Al mismo tiempo, el partido de Starmer sólo recibió un 33,7% del voto popular, aparentemente deprimente. Aunque se trata de la mayor proporción de todos los partidos, apenas justifica el amplio mandato que se le otorgó al Partido Laborista.
Así, aunque dos tercios de los votantes británicos votaron contra el Partido Laborista, el partido logró un gobierno con una supermayoría cercana, con poco menos de dos tercios de los escaños parlamentarios del país.
Mientras tanto, el emergente Partido Reformista de Nigel Farage ganó el 14,3% del voto popular en las mismas elecciones, aunque esto sólo se tradujo en cinco escaños en el Parlamento.
Los sistemas parlamentarios suelen producir resultados desiguales como éste. Además, el vecino del norte de Estados Unidos no es una excepción.
El primer ministro canadiense, Justin Truedau, ha sido profundamente impopular durante gran parte de su mandato.
En las dos últimas elecciones federales canadienses (2019 y 2021), el Partido Liberal de Trudeau quedó en segundo lugar en el voto popular. En ambos casos, los conservadores de la oposición obtuvieron la mayor proporción de apoyo entre los votantes canadienses.

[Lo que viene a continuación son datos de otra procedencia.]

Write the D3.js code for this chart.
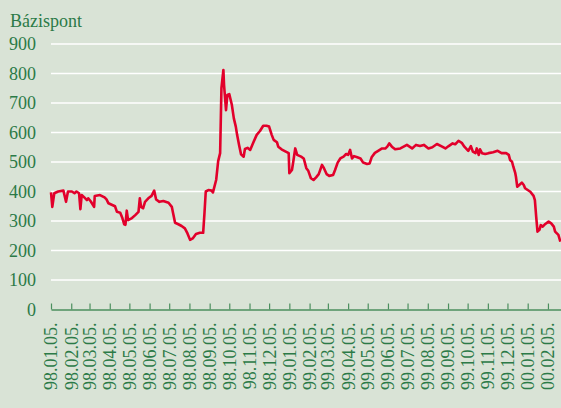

Sin embargo, debido a la forma en que funcionan las elecciones parlamentarias, Trudeau pudo formar gobiernos pluralistas y permanecer en el poder después de cada elección.
En 2019, los liberales ganaron el 33,12% del voto popular canadiense, frente al 34,34% de los conservadores. En 2021, los porcentajes fueron del 32,62% y el 33,74% respectivamente. Aun así, el partido de Trudeau ganó decenas de escaños más que sus rivales en ambas elecciones.

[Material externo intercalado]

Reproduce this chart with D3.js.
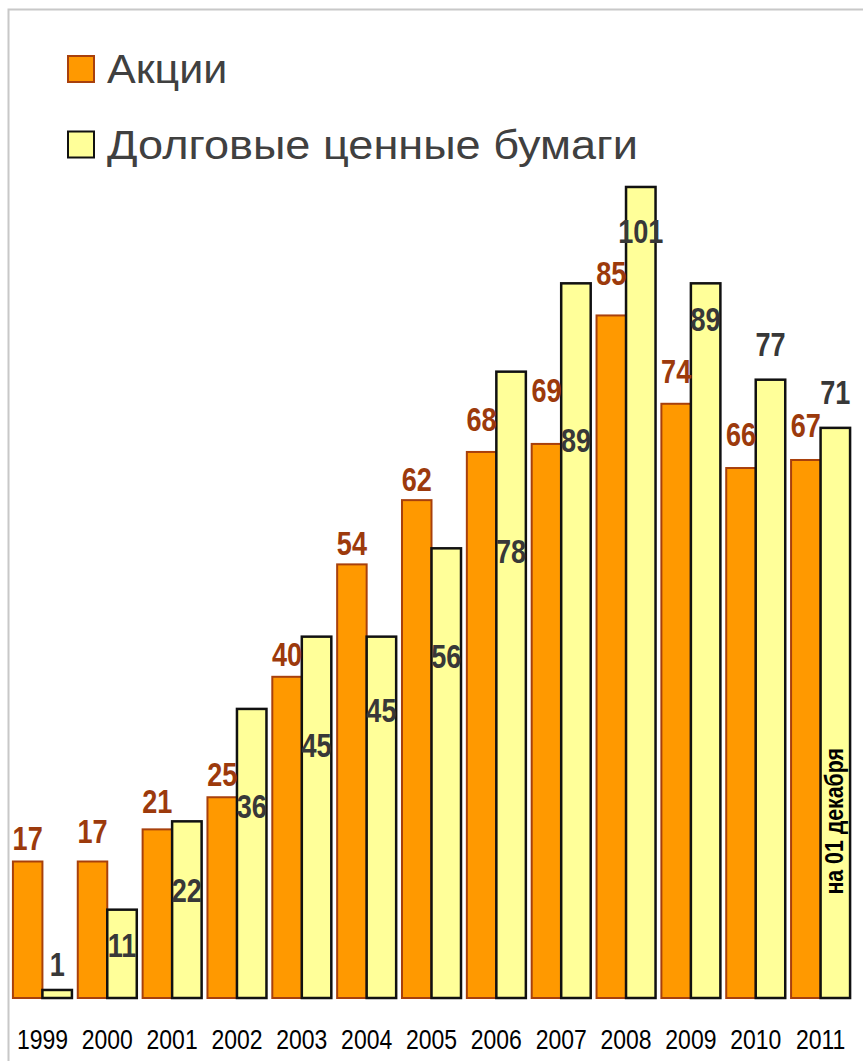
<!DOCTYPE html>
<html>
<head>
<meta charset="utf-8">
<script src="https://cdn.jsdelivr.net/npm/d3@7/dist/d3.min.js"></script>
<style>
  html, body { margin: 0; padding: 0; background: #fff; }
  #canvas { width: 863px; height: 1061px; }
</style>
</head>
<body>
<div id="canvas"></div>
<script>
// data
var years = ['1999', '2000', '2001', '2002', '2003', '2004', '2005', '2006', '2007', '2008', '2009', '2010', '2011'];
var stocks = [17, 17, 21, 25, 40, 54, 62, 68, 69, 85, 74, 66, 67];
var bonds = [1, 11, 22, 36, 45, 45, 56, 78, 89, 101, 89, 77, 71];
// where each value label sits in the original (value units, label baseline)
var stocksLabelAt = [18.4, 19.3, 23, 26.4, 41.3, 55.2, 63.1, 70.6, 74.2, 88.8, 76.6, 68.7, 69.9];
var bondsLabelAt = [2.7, 5.1, 12, 22.4, 30, 34.4, 41.1, 54.2, 68, 94, 83.1, 80, 74];
var seriesNames = ['Акции', 'Долговые ценные бумаги'];
var note = 'на 01 декабря';

var width = 863, height = 1061;
var font = '"Liberation Sans", Arial, sans-serif';
var orange = '#FF9900', orangeStroke = '#A8400C';
var yellow = '#FFFF99', yellowStroke = '#111';

// no narrow font installed: squeeze the regular one horizontally
function squeeze (sel, k) {
  sel.each(function (d, i) {
    var f = typeof k === 'function' ? k(d, i) : k;
    var len = this.getComputedTextLength();
    d3.select(this)
      .attr('textLength', len * f)
      .attr('lengthAdjust', 'spacingAndGlyphs');
  });
}

var svg = d3.select('#canvas')
  .append('svg')
  .attr('width', width)
  .attr('height', height);

// frame
svg.append('rect')
  .attr('x', 8.5)
  .attr('y', 9.5)
  .attr('width', width + 20)
  .attr('height', height + 20)
  .attr('fill', 'none')
  .attr('stroke', '#c8c8c8')
  .attr('stroke-width', 2);

var x = d3.scaleBand()
  .domain(years)
  .range([10, 853])
  .paddingInner(0.09)
  .paddingOuter(0.045);

var x1 = d3.scaleBand()
  .domain(['stocks', 'bonds'])
  .range([0, x.bandwidth()]);

var y = d3.scaleLinear()
  .domain([0, 120])
  .range([998, 998 - 8.03 * 120]);

var rows = years.map(function (yr, i) {
  return { year: yr, stocks: stocks[i], bonds: bonds[i], sl: stocksLabelAt[i], bl: bondsLabelAt[i] };
});

var groups = svg.append('g')
  .selectAll('g')
  .data(rows)
  .enter()
  .append('g')
  .attr('transform', function (d) { return 'translate(' + x(d.year) + ',0)'; });

groups.append('rect')
  .attr('x', x1('stocks'))
  .attr('width', x1.bandwidth())
  .attr('y', function (d) { return y(d.stocks); })
  .attr('height', function (d) { return y(0) - y(d.stocks); })
  .attr('fill', orange)
  .attr('stroke', orangeStroke)
  .attr('stroke-width', 2);

groups.append('rect')
  .attr('x', x1('bonds'))
  .attr('width', x1.bandwidth())
  .attr('y', function (d) { return y(d.bonds); })
  .attr('height', function (d) { return y(0) - y(d.bonds); })
  .attr('fill', yellow)
  .attr('stroke', yellowStroke)
  .attr('stroke-width', 2.5);

groups.append('text')
  .attr('class', 'val')
  .attr('x', x1('stocks') + x1.bandwidth() / 2)
  .attr('y', function (d) { return y(d.sl); })
  .attr('fill', '#9C3A0C')
  .text(function (d) { return d.stocks; });

groups.append('text')
  .attr('class', 'val')
  .attr('x', x1('bonds') + x1.bandwidth() / 2)
  .attr('y', function (d) { return y(d.bl); })
  .attr('fill', '#383838')
  .text(function (d) { return d.bonds; });

svg.selectAll('text.val')
  .attr('text-anchor', 'middle')
  .style('font-family', font)
  .style('font-weight', 'bold')
  .style('font-size', '33px')
  .call(squeeze, 0.82);

// year axis, no line or ticks
var axis = svg.append('g')
  .attr('transform', 'translate(0,' + y(0) + ')')
  .call(d3.axisBottom(x).tickSize(0).tickPadding(0));
axis.select('.domain').remove();
axis.selectAll('text')
  .attr('y', 51)
  .attr('dy', 0)
  .style('font-family', font)
  .style('font-size', '28px')
  .attr('fill', '#000')
  .call(squeeze, 0.82);

// vertical note inside the last bond bar
var last = years[years.length - 1];
svg.append('text')
  .attr('transform', 'translate(' + (x(last) + x1('bonds') + x1.bandwidth() / 2 + 8) + ',' + y(22) + ') rotate(-90)')
  .attr('text-anchor', 'middle')
  .style('font-family', font)
  .style('font-weight', 'bold')
  .style('font-size', '26px')
  .attr('fill', '#000')
  .text(note)
  .call(squeeze, 0.82);

// legend
var legend = svg.append('g')
  .selectAll('g')
  .data(seriesNames)
  .enter()
  .append('g')
  .attr('transform', function (d, i) { return 'translate(68,' + (56 + i * 75.5) + ')'; });

legend.append('rect')
  .attr('width', 26)
  .attr('height', 26)
  .attr('fill', function (d, i) { return i === 0 ? orange : yellow; })
  .attr('stroke', function (d, i) { return i === 0 ? orangeStroke : yellowStroke; })
  .attr('stroke-width', 2);

legend.append('text')
  .attr('x', 39)
  .attr('y', 27)
  .style('font-family', font)
  .style('font-size', '41px')
  .attr('fill', '#404040')
  .text(function (d) { return d; })
  .call(squeeze, function (d, i) { return i === 0 ? 1.05 : 1.1; });
</script>
</body>
</html>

Los estadounidenses que critican al Colegio Electoral por ser “antidemocrático” guardan un extraño silencio sobre estos resultados enormemente sesgados en el Reino Unido y Canadá.
Tal vez no sea coincidencia que, en ambos países, el actual sistema electoral haya beneficiado recientemente a los partidos de centroizquierda.
En conclusión, el Colegio Electoral estadounidense es una de las innumerables tradiciones que hacen de Estados Unidos el mejor país del mundo.
Y si queremos seguir siendo grandes, debemos conservar esta tradición constitucional a toda costa.